Parlano i fatti. Un’autocritica così severa di Biden, in pubblico e di fronte a Macron, non era scontata. Per il resto la Francia ha ripreso un vecchio copione attribuito a Condoleezza Rice all’indomani dell’entrata in guerra in Iraq: “Punire la Francia, ignorare la Germania e perdonare la Russia”. L’Eliseo ha adottato lo stesso metodo per il caso Aukus: “Punire l’Australia, ignorare il Regno Unito e perdonare gli Stati Uniti”.

Di Afghanistan si è parlato poco e niente. Lo strappo americano è già acqua passata?

No, ci vorrà tempo. Il ritiro da Kabul è stato uno shock per l’Europa. Gli Stati Uniti non hanno fatto il minimo sforzo per proporre uno storytelling condiviso a chi per vent’anni ha inviato i suoi uomini laggiù, boots on the ground. Tre mesi fa, in Afghanistan, si è chiusa una sequenza. Anzi, è tramontata un’ipotesi.

Quale?

Quella dell’esportazione delle formule occidentali per la democrazia liberale in zone distanti geograficamente e strategicamente dagli Stati Uniti. In Afghanistan abbiamo assistito a una ritirata concettuale, direi quasi spirituale dell’America dall’Asia centrale.

È davvero una vittoria per la Cina di Xi? O il Pivot to Asia dovrebbe preoccupare Pechino?

È un punto a favore dell’ipotesi cinese, che è antitetica a quella americana. In vent’anni la Cina è riuscita a cambiare di spalla il fucile, a costruire un regime mettendo insieme due cose, un contratto sociale per la crescita e una nuova forma di nazionalismo. Al multilateralismo, ormai in piena decadenza, la Cina contrappone un altro modello delle relazioni internazionali: il clientelismo. Non esistono alleati ma solo clienti, non ci sono interessi al di fuori di quelli geoeconomici.

Quindi il ritorno del multilateralismo celebrato a Roma è una farsa?

Questa è una grande domanda che pende sui rapporti fra gli Stati Uniti di Biden e l’Europa a trazione franco-tedesca con la possibilità forse di una triangolazione italiana. Ci sono gli estremi per una nuova alleanza transatlantica o c’è il rischio che questa si riduca a un rapporto di pura clientela?

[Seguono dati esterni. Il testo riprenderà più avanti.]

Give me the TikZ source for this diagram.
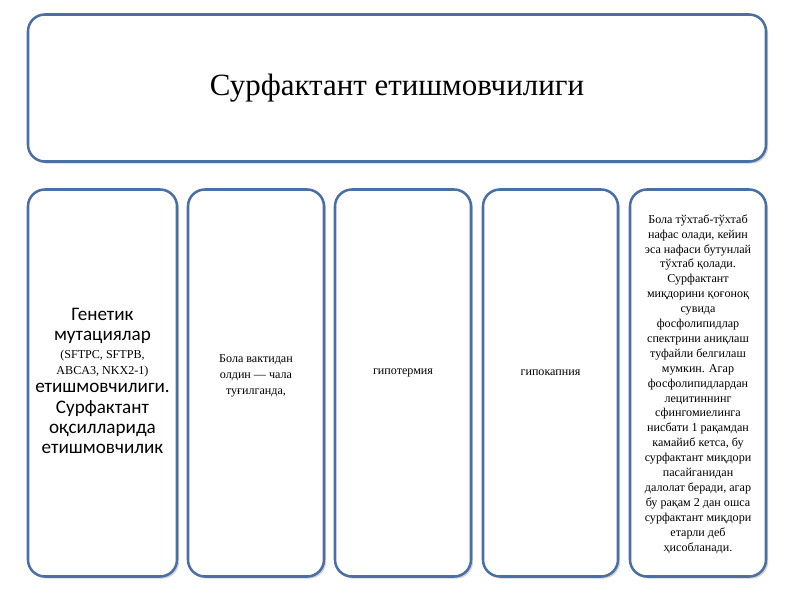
\documentclass[tikz,border=0pt]{standalone}
\usepackage{fontspec}
\setmainfont{Liberation Serif}
\newfontfamily\calib{Carlito}
\usetikzlibrary{shadows}
\definecolor{frameblue}{HTML}{4A6FA5}

\begin{document}
\begin{tikzpicture}[x=0.025cm,y=-0.025cm]
    % Define styles
    \tikzset{
        panel/.style={rectangle, rounded corners=12pt, draw=frameblue, line width=1.8pt,
            fill=white, drop shadow={opacity=0.35, shadow xshift=1.5pt, shadow yshift=-1.5pt},
            align=center, inner sep=4pt},
        column/.style={panel, minimum width=#1*0.025cm, minimum height=387*0.025cm},
        small/.style={font=\fontsize{8.6}{11.2}\selectfont, align=center}
    }
    \useasboundingbox (0,0) rectangle (800,600);

    % Title
    \node[panel, minimum width=738*0.025cm, minimum height=147*0.025cm,
        font=\fontsize{22}{26}\selectfont] (title) at (397,88) {Сурфактант етишмовчилиги};

    % Columns
    \node[column=149] (genetic) at (102.5,383) {};
    \node[column=136] (preterm) at (256,383) {};
    \node[column=136] (hypothermia) at (403,383) {};
    \node[column=135] (hypocapnia) at (550.5,383) {};
    \node[column=136] (breathing) at (698,383) {};

    % Texts
    \node[align=center, font=\calib\fontsize{13.6}{14.4}\selectfont]
        (genetic_text) at (102.5,381) {Генетик\\ мутациялар\\[-2pt]
        {\rmfamily\fontsize{8.6}{10}\selectfont (SFTPC, SFTPB,}\\[-3pt]
        {\rmfamily\fontsize{8.6}{10}\selectfont ABCA3, NKX2-1)}\\[-1pt]
        етишмовчилиги.\\ Сурфактант\\ оқсилларида\\ етишмовчилик};
    \node[small] (preterm_text) at (256,376)
        {Бола вактидан\\ олдин — чала\\ туғилганда,};
    \node[small] (hypothermia_text) at (403,373) {гипотермия};
    \node[small] (hypocapnia_text) at (550.5,373) {гипокапния};
    \node[small, font=\fontsize{8.6}{10.6}\selectfont] (breathing_text) at (698,384)
        {Бола тўхтаб-тўхтаб\\ нафас олади, кейин\\ эса нафаси бутунлай\\ тўхтаб қолади.\\
        Сурфактант\\ миқдорини қоғоноқ\\ сувида\\ фосфолипидлар\\ спектрини аниқлаш\\
        туфайли белгилаш\\ мумкин. Агар\\ фосфолипидлардан\\ лецитиннинг\\ сфингомиелинга\\
        нисбати 1 рақамдан\\ камайиб кетса, бу\\ сурфактант миқдори\\ пасайганидан\\
        далолат беради, агар\\ бу рақам 2 дан ошса\\ сурфактант миқдори\\ етарли деб\\ ҳисобланади.};
\end{tikzpicture}
\end{document}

O forse c’è solo un’incomprensione reciproca. Walter Russell Mead scrive sul Wall Street Journal che questa Europa non ha davvero capito Biden e il suo Pivot-to-Asia.

C’è un fondo di verità. Abbiamo un problema di rappresentazione geopolitica. Quando a Washington parlano di “nuova Guerra Fredda” dobbiamo capire che stiamo parlando di una rottura, non di una continuità. Gli spazi e i protagonisti del riallineamento geopolitico sono totalmente diversi rispetto alla storia dell’opposizione dell’URSS e degli Stati Uniti. Se il grande gioco strategico si sposta dall’Europa continentale all’Indo-Pacifico, l’Europa finisce per avere una posizione periferica. Per costruire il nostro futuro bisogna partire da qui: dobbiamo accettare di pensare come una periferia, senza diventare una provincia.